The GOP Is Confused As Hell Under President-Elect Donald Trump

There are a lot of memories of the 2016 election burned into our minds forever. However, very few involved detailed policy proposals from the president-elect. Donald Trump's campaign strategy was often heavier on insults than policy details. During the election, there were only seven vague policy positions on Trump's website, two of which referred the oft-repeated pledge to build a wall on the United States' southern border.

So with Trump soon holding the power of the executive branch and Republicans holding the power of both houses of the legislative, the GOP is that dog who finally catches the mail truck; the party has all the power to implement policy, but with little clarity on what that policy should actually be. Trump ran not only as a middle finger to the idea of wonky policy papers beloved by the Clinton campaign, but also against the Republican establishment and its policy orthodoxies.

The Republican Congress, after years of campaigning heavily against Obama's signature health care law, is now finding that with a presidency won, in part, on the vow to replace Obamacare with some vague plan described merely as "something terrific," there isn't a ready-made replacement that Republicans are likely to agree on. They've reached the point where their plan at this point seems to be just passing a bill repealing the law far in the future and hoping they can figure out a replacement then, even as the laws uncertain future would potentially cause insurers to pull participation and millions to lose coverage.

This isn't the only issue fraught with disagreement. After Trump spent the primaries calling Mexican immigrants "rapists" and accused them of bringing drugs and crimes into the country while saying he would implement a deportation force for the undocumented, he's finding that many Republicans are not ready to go that far, and are even looking for something similar to the Obama Administration's DACA program they had previously attacked.

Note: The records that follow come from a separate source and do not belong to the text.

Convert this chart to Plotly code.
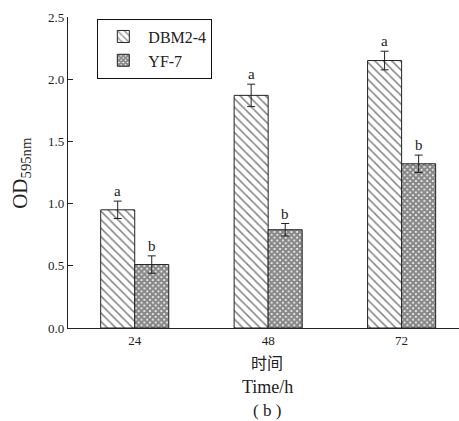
import plotly.graph_objects as go

categories = ["24", "48", "72"]
series_names = ["DBM2-4", "YF-7"]
dbm_values = [0.95, 1.87, 2.15]
dbm_errors = [0.07, 0.09, 0.075]
yf_values = [0.51, 0.79, 1.32]
yf_errors = [0.07, 0.05, 0.07]
dbm_letters = ["a", "a", "a"]
yf_letters = ["b", "b", "b"]
y_ticks = [0.0, 0.5, 1.0, 1.5, 2.0, 2.5]

xpos = list(range(len(categories)))
serif = "Times New Roman"
line_col = "#222222"

fig = go.Figure()
fig.add_trace(go.Bar(
    x=xpos, y=dbm_values, name=series_names[0],
    marker=dict(color="white", line=dict(color=line_col, width=1),
                pattern=dict(shape="\\", fgcolor="#000000", bgcolor="white", size=6, solidity=0.25)),
    error_y=dict(type="data", array=dbm_errors, color=line_col, thickness=1, width=4),
))
fig.add_trace(go.Bar(
    x=xpos, y=yf_values, name=series_names[1],
    marker=dict(color="white", line=dict(color=line_col, width=1),
                pattern=dict(shape="x", fgcolor="#111111", bgcolor="white", size=4, solidity=0.8)),
    error_y=dict(type="data", array=yf_errors, color=line_col, thickness=1, width=4),
))

bargap = 0.49
half = (1 - bargap) / 4
annotations = []
for i in xpos:
    annotations.append(dict(x=i - half, y=dbm_values[i] + dbm_errors[i], text=dbm_letters[i],
                            showarrow=False, yanchor="bottom", yshift=0,
                            font=dict(family=serif, size=15, color="#222")))
    annotations.append(dict(x=i + half, y=yf_values[i] + yf_errors[i], text=yf_letters[i],
                            showarrow=False, yanchor="bottom", yshift=0,
                            font=dict(family=serif, size=15, color="#222")))

annotations += [
    dict(xref="paper", yref="paper", x=-0.122, y=0.5, text="OD<sub>595nm</sub>", textangle=-90,
         showarrow=False, xanchor="center", yanchor="middle",
         font=dict(family=serif, size=21, color="#222")),
    dict(xref="paper", yref="paper", x=0.51, y=-0.11, text="时间", showarrow=False,
         yanchor="middle", font=dict(family="Noto Sans CJK SC", size=16, color="#222")),
    dict(xref="paper", yref="paper", x=0.51, y=-0.19, text="Time/h", showarrow=False,
         yanchor="middle", font=dict(family=serif, size=18, color="#222")),
    dict(xref="paper", yref="paper", x=0.51, y=-0.264, text="( b )", showarrow=False,
         yanchor="middle", font=dict(family=serif, size=17, color="#222")),
]

fig.update_layout(
    width=459, height=421,
    margin=dict(l=68, r=0, t=17, b=92.5),
    paper_bgcolor="white", plot_bgcolor="white",
    barmode="group", bargap=bargap, bargroupgap=0,
    showlegend=True,
    legend=dict(x=0.075, y=0.995, xanchor="left", yanchor="top",
                bordercolor="#111", borderwidth=1, bgcolor="white",
                font=dict(family=serif, size=16, color="#222"),
                itemwidth=40, tracegroupgap=0),
    xaxis=dict(range=[-0.5, 2.43], tickvals=xpos, ticktext=categories, showgrid=False,
               showline=True, linecolor=line_col, linewidth=1.2, ticks="", zeroline=False,
               tickfont=dict(family=serif, size=13, color="#222")),
    yaxis=dict(range=[0, 2.5], tickvals=y_ticks, ticktext=[f"{v:.1f}" for v in y_ticks],
               showgrid=False, showline=True, linecolor=line_col, linewidth=1.2,
               ticks="inside", ticklen=5, tickcolor=line_col, zeroline=False,
               tickfont=dict(family=serif, size=13, color="#222")),
    annotations=annotations,
)

fig.write_html("out.html")
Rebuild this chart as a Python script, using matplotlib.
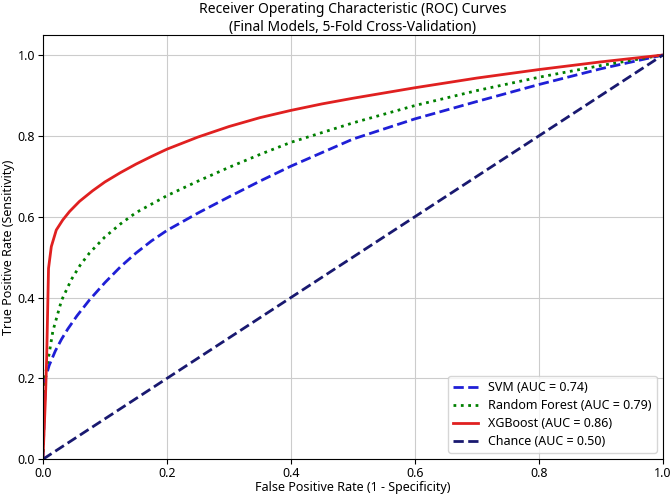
import matplotlib
matplotlib.use("Agg")
import matplotlib.pyplot as plt

plt.rcParams['font.family'] = ['Noto Sans', 'DejaVu Sans']

# ROC points
svm_fpr = [0.0, 0.004, 0.01, 0.02, 0.03, 0.04, 0.055, 0.075, 0.1, 0.125, 0.15, 0.175, 0.2, 0.25, 0.3,
           0.35, 0.4, 0.5, 0.6, 0.7, 0.8, 0.9, 1.0]
svm_tpr = [0.0, 0.2, 0.232, 0.268, 0.297, 0.322, 0.355, 0.394, 0.437, 0.476, 0.51, 0.54, 0.566, 0.609, 0.649,
           0.688, 0.725, 0.792, 0.842, 0.885, 0.927, 0.966, 1.0]

rf_fpr = [0.0, 0.003, 0.011, 0.016, 0.03, 0.046, 0.06, 0.075, 0.1, 0.125, 0.15, 0.2, 0.25, 0.3,
          0.35, 0.4, 0.5, 0.6, 0.7, 0.8, 0.9, 1.0]
rf_tpr = [0.0, 0.2, 0.27, 0.317, 0.393, 0.445, 0.48, 0.51, 0.55, 0.582, 0.61, 0.652, 0.688, 0.722,
          0.754, 0.784, 0.832, 0.875, 0.912, 0.945, 0.974, 1.0]

xgb_fpr = [0.0, 0.004, 0.006, 0.009, 0.0135, 0.0215, 0.032, 0.043, 0.059, 0.08, 0.1, 0.125, 0.15, 0.175, 0.2,
           0.25, 0.3, 0.35, 0.4, 0.45, 0.5, 0.6, 0.7, 0.8, 0.9, 1.0]
xgb_tpr = [0.0, 0.15, 0.25, 0.472, 0.526, 0.567, 0.592, 0.613, 0.638, 0.664, 0.686, 0.709, 0.73, 0.749, 0.767,
           0.797, 0.823, 0.845, 0.863, 0.879, 0.893, 0.919, 0.943, 0.964, 0.983, 1.0]

labels = ["SVM (AUC = 0.74)", "Random Forest (AUC = 0.79)", "XGBoost (AUC = 0.86)", "Chance (AUC = 0.50)"]

fig = plt.figure(figsize=(6.71, 4.97), dpi=100)
ax = fig.add_axes([0.064, 0.076, 0.924, 0.854])

ax.plot(svm_fpr, svm_tpr, color='#1f1fd6', linestyle='--', linewidth=2, label=labels[0])
ax.plot(rf_fpr, rf_tpr, color='green', linestyle=':', linewidth=2, label=labels[1])
ax.plot(xgb_fpr, xgb_tpr, color='#e02020', linestyle='-', linewidth=2, label=labels[2])
ax.plot([0, 1], [0, 1], color='#191970', linestyle='--', linewidth=2, label=labels[3])

ax.set_xlim(0, 1)
ax.set_ylim(0, 1.05)
ax.grid(True, color='#cccccc')
ax.set_axisbelow(True)
ax.tick_params(labelsize=9, pad=2)
ax.set_xlabel("False Positive Rate (1 - Specificity)", fontsize=9, labelpad=1)
ax.set_ylabel("True Positive Rate (Sensitivity)", fontsize=9, labelpad=2)
ax.set_title("Receiver Operating Characteristic (ROC) Curves\n(Final Models, 5-Fold Cross-Validation)",
             fontsize=10, pad=3, linespacing=1.2)
ax.legend(loc='lower right', fontsize=9, labelspacing=0.4)

plt.savefig("out.png", dpi=100)
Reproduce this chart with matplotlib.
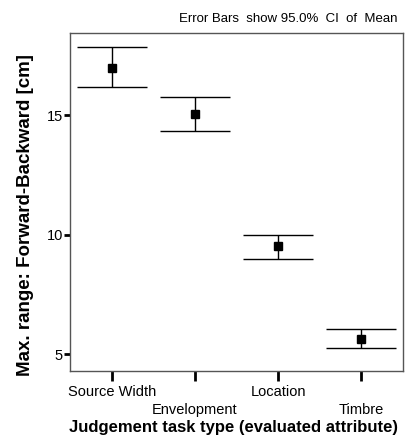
import numpy as np
import matplotlib
matplotlib.use('Agg')
import matplotlib.pyplot as plt

plt.rcParams['font.family'] = ['Liberation Sans', 'DejaVu Sans']

# values
categories = ['Source Width', 'Envelopment', 'Location', 'Timbre']
means = [16.98, 15.05, 9.52, 5.65]
upper = [17.86, 15.77, 10.0, 6.05]
lower = [16.16, 14.33, 8.98, 5.28]

x = np.arange(len(categories))
yerr = [np.array(means) - np.array(lower), np.array(upper) - np.array(means)]

fig = plt.figure(figsize=(4.11, 4.43), dpi=100)
ax = fig.add_axes([70/411, 1 - 371/443, 333/411, 338/443])

ax.errorbar(x, means, yerr=yerr, fmt='s', color='black', ms=5.5,
            ecolor='black', elinewidth=1.0, capsize=25, capthick=1.0)

ax.set_xlim(-0.5, 3.5)
ax.set_ylim(4.3, 18.43)
ax.set_yticks([5, 10, 15])
ax.set_xticks(x)
ax.set_xticklabels(categories)
# stagger the tick labels like the original
for i, lab in enumerate(ax.get_xticklabels()):
    if i % 2 == 1:
        lab.set_y(-0.055)

ax.tick_params(axis='y', direction='out', length=4, width=2, labelsize=10.5, pad=1)
ax.tick_params(axis='x', direction='out', length=7, width=2, labelsize=10.5, pad=3)

for s in ax.spines.values():
    s.set_color('#555555')
    s.set_linewidth(1.0)

ax.set_xlabel('Judgement task type (evaluated attribute)', fontsize=12,
              fontweight='bold')
ax.xaxis.label.set_va('center')
ax.xaxis.set_label_coords(0.49, -0.166)
ax.set_ylabel('Max. range: Forward-Backward [cm]', fontsize=13.5,
              fontweight='bold')
ax.yaxis.label.set_va('center')
ax.yaxis.set_label_coords(-0.135, 0.46)
ax.text(0.982, 1.04, 'Error Bars  show 95.0%  CI  of  Mean', fontsize=9.5,
        ha='right', va='center', transform=ax.transAxes)

fig.savefig('out.png', dpi=100)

Trump spoke vaguely about a large infrastructure bill he wanted to get passed, which he compared to Eisenhower's construction of the Interstate Highway System. Conservative Republicans aren't sure.

On Wall Street deregulation, many in the financial industry are saying that, actually, maybe the Dodd-Frank act passed by Democrats shouldn't be repealed, though they would like some changes. This is different from Trump's pledge during the campaign to come "close to dismantling" it. On U.S. relations with Russia, numerous Republican leaders are finding themselves at odds with the president-elect over the reports of Russia hacking the elections and the nomination of a secretary of state with ties to Vladimir Putin.

Normally, presidential elections are a time for parties to define themselves. The people who try to lead the party put forward a vision of what its policy should be, and the party decides which vision they like. Then, the country decides which party's policies makes sense. Trump didn't do that. He talked about how the country would win under his leadership. And now Republicans are forced to figure out a plan on the fly.